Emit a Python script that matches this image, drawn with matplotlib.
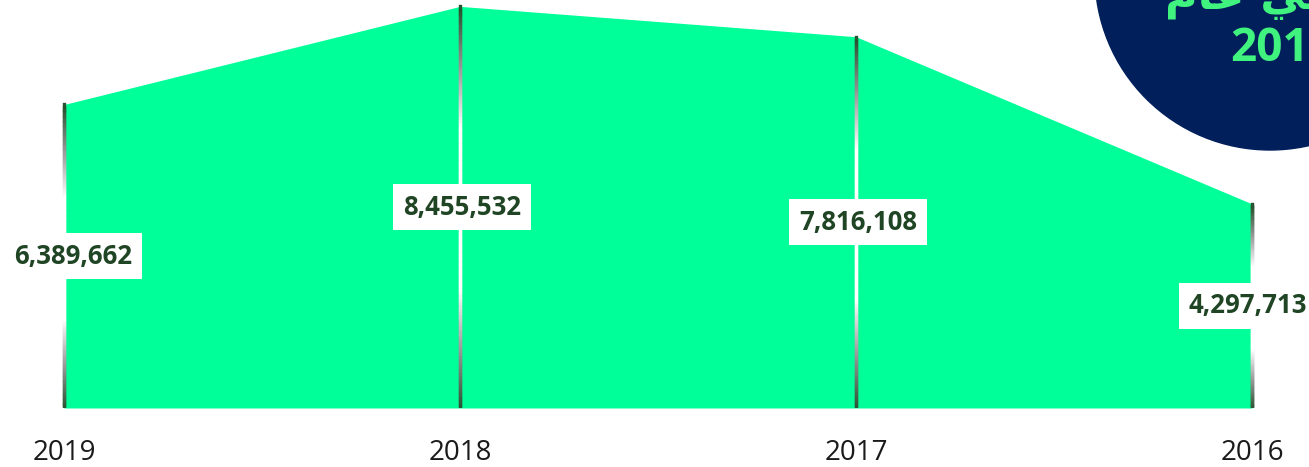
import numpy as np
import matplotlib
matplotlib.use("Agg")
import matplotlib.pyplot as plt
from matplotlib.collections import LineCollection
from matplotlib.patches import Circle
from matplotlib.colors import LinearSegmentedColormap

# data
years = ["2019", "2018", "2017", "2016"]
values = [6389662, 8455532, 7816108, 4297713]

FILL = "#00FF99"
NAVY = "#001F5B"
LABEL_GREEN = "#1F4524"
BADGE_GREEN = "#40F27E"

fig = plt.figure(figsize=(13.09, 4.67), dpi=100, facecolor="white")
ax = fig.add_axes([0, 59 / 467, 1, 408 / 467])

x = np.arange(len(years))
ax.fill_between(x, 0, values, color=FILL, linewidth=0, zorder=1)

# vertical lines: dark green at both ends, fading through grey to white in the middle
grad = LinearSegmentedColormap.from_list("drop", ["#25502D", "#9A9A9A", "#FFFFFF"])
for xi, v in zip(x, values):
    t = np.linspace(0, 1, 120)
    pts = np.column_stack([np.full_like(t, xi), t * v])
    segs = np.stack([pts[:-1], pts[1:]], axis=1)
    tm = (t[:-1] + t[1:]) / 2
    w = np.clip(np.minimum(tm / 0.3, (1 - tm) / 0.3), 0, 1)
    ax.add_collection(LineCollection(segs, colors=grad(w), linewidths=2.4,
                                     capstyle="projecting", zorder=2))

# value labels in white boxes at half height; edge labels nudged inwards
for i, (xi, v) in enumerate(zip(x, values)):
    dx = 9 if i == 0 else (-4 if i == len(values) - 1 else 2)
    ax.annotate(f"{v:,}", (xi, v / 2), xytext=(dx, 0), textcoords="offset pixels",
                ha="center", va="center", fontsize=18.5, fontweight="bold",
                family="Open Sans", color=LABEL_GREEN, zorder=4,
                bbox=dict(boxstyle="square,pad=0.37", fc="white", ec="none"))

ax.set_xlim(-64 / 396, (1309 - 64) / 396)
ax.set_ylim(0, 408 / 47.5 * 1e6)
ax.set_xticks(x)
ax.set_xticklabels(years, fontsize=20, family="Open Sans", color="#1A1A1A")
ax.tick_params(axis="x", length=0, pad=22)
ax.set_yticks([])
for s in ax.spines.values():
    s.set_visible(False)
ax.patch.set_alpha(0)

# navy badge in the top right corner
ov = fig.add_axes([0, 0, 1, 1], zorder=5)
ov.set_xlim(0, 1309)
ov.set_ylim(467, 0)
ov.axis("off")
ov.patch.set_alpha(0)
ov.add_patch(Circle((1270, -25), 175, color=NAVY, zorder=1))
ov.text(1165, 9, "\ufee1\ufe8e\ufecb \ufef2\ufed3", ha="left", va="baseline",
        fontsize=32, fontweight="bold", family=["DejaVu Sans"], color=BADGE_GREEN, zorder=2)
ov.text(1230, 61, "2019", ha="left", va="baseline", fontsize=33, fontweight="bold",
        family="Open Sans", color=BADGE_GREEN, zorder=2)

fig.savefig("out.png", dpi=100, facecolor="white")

• _TASK DESCRIPTION_: Print, exactly as written, the lines above from the first one to the one containing "from matplotlib.colors import". Leave out pictures.

• _PROBLEM SOLUTION_:
Emit a Python script that matches this image, drawn with matplotlib.
import numpy as np
import matplotlib
matplotlib.use("Agg")
import matplotlib.pyplot as plt
from matplotlib.collections import LineCollection
from matplotlib.patches import Circle
from matplotlib.colors import LinearSegmentedColormap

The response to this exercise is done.